Description of the task
Exactly reproduce the lines from the top of the entries below through the line containing "ax.patch.set_alpha(0)", with both ends included.

#### Data to process ####

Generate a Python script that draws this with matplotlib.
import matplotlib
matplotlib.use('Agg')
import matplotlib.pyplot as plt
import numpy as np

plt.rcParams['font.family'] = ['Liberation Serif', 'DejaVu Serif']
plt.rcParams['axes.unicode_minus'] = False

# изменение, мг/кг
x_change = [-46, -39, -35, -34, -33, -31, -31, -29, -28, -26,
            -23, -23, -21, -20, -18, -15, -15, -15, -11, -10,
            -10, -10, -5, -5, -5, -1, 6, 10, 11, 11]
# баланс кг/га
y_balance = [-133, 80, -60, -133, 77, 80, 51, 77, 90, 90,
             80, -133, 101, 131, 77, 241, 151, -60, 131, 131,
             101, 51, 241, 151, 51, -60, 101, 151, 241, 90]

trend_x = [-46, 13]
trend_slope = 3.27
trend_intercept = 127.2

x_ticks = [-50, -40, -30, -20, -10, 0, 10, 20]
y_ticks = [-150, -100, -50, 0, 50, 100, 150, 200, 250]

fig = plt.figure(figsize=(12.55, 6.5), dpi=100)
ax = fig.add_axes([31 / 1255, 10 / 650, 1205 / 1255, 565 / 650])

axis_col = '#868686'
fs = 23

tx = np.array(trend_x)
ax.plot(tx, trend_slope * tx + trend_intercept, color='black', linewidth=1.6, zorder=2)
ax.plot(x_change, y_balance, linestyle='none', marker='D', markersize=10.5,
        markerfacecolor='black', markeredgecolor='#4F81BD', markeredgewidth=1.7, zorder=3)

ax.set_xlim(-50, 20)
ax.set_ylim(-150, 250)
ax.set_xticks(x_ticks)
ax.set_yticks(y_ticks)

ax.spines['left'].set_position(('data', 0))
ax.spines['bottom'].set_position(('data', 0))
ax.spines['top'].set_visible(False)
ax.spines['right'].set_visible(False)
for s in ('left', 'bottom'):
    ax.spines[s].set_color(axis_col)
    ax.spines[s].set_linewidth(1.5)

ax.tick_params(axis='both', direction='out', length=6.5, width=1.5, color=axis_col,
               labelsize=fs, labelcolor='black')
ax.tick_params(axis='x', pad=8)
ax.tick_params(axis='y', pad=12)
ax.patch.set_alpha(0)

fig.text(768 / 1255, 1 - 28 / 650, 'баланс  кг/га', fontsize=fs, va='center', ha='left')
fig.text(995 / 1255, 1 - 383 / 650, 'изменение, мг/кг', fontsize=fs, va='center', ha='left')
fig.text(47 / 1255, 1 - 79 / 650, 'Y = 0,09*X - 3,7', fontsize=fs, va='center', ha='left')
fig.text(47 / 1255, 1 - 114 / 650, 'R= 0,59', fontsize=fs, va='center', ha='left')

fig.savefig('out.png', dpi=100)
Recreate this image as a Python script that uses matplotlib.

####

Solution to the exercise
Generate a Python script that draws this with matplotlib.
import matplotlib
matplotlib.use('Agg')
import matplotlib.pyplot as plt
import numpy as np

plt.rcParams['font.family'] = ['Liberation Serif', 'DejaVu Serif']
plt.rcParams['axes.unicode_minus'] = False

# изменение, мг/кг
x_change = [-46, -39, -35, -34, -33, -31, -31, -29, -28, -26,
            -23, -23, -21, -20, -18, -15, -15, -15, -11, -10,
            -10, -10, -5, -5, -5, -1, 6, 10, 11, 11]
# баланс кг/га
y_balance = [-133, 80, -60, -133, 77, 80, 51, 77, 90, 90,
             80, -133, 101, 131, 77, 241, 151, -60, 131, 131,
             101, 51, 241, 151, 51, -60, 101, 151, 241, 90]

trend_x = [-46, 13]
trend_slope = 3.27
trend_intercept = 127.2

x_ticks = [-50, -40, -30, -20, -10, 0, 10, 20]
y_ticks = [-150, -100, -50, 0, 50, 100, 150, 200, 250]

fig = plt.figure(figsize=(12.55, 6.5), dpi=100)
ax = fig.add_axes([31 / 1255, 10 / 650, 1205 / 1255, 565 / 650])

axis_col = '#868686'
fs = 23

tx = np.array(trend_x)
ax.plot(tx, trend_slope * tx + trend_intercept, color='black', linewidth=1.6, zorder=2)
ax.plot(x_change, y_balance, linestyle='none', marker='D', markersize=10.5,
        markerfacecolor='black', markeredgecolor='#4F81BD', markeredgewidth=1.7, zorder=3)

ax.set_xlim(-50, 20)
ax.set_ylim(-150, 250)
ax.set_xticks(x_ticks)
ax.set_yticks(y_ticks)

ax.spines['left'].set_position(('data', 0))
ax.spines['bottom'].set_position(('data', 0))
ax.spines['top'].set_visible(False)
ax.spines['right'].set_visible(False)
for s in ('left', 'bottom'):
    ax.spines[s].set_color(axis_col)
    ax.spines[s].set_linewidth(1.5)

ax.tick_params(axis='both', direction='out', length=6.5, width=1.5, color=axis_col,
               labelsize=fs, labelcolor='black')
ax.tick_params(axis='x', pad=8)
ax.tick_params(axis='y', pad=12)
ax.patch.set_alpha(0)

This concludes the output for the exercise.